§ **Data extract**:

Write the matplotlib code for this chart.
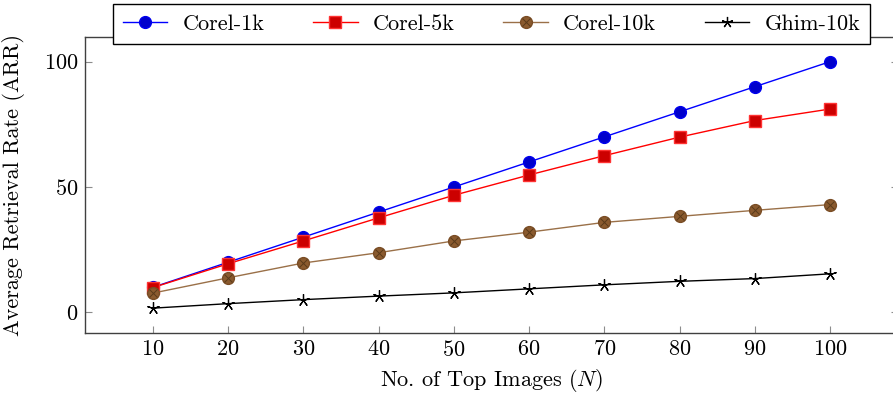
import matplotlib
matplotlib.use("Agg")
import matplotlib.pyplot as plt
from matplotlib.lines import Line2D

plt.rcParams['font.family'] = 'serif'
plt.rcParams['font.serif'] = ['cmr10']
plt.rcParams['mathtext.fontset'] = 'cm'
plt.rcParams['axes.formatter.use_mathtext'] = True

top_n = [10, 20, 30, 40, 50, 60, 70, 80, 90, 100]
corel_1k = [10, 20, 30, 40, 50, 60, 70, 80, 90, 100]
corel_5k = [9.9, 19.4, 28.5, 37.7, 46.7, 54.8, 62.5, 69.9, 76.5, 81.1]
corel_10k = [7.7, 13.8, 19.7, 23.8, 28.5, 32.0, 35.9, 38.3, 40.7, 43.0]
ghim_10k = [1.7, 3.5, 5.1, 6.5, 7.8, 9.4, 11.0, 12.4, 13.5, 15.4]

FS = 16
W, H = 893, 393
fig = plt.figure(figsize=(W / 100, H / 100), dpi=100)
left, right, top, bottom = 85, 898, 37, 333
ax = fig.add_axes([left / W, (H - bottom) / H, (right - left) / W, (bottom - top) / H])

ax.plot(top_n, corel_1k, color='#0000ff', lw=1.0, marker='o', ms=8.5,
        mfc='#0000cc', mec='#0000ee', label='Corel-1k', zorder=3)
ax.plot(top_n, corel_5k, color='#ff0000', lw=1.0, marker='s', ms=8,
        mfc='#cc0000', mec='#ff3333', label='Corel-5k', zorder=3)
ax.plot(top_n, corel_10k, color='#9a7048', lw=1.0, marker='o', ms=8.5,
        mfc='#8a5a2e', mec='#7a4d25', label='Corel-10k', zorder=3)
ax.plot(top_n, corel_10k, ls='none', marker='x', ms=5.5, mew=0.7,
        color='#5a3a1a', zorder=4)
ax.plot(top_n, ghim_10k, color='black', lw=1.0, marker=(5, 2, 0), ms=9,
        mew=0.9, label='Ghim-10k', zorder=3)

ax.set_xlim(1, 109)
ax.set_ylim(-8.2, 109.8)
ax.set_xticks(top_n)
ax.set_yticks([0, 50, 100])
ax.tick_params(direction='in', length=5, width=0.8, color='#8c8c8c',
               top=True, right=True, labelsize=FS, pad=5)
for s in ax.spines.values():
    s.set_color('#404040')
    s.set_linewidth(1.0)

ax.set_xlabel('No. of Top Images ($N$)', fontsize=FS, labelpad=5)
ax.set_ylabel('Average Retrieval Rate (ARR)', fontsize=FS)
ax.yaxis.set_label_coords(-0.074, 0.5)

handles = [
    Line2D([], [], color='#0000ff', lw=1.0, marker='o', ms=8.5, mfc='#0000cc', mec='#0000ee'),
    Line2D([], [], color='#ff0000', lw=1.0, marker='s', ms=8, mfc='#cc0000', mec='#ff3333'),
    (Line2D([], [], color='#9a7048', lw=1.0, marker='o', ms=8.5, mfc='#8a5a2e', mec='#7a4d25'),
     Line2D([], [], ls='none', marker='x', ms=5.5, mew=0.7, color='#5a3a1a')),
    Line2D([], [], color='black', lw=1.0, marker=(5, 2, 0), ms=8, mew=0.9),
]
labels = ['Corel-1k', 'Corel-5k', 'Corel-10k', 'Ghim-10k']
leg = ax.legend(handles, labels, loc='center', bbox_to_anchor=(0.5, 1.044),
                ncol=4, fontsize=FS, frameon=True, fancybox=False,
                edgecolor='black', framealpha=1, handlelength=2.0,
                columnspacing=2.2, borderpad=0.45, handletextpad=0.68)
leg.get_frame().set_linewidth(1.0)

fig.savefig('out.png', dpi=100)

§ **Task details**: Pictures stay out. Print the data exactly, from its first line through the line containing "plt.rcParams['axes.formatter.use_mathtext'] = True".

§ **Response**:
Write the matplotlib code for this chart.
import matplotlib
matplotlib.use("Agg")
import matplotlib.pyplot as plt
from matplotlib.lines import Line2D

plt.rcParams['font.family'] = 'serif'
plt.rcParams['font.serif'] = ['cmr10']
plt.rcParams['mathtext.fontset'] = 'cm'
plt.rcParams['axes.formatter.use_mathtext'] = True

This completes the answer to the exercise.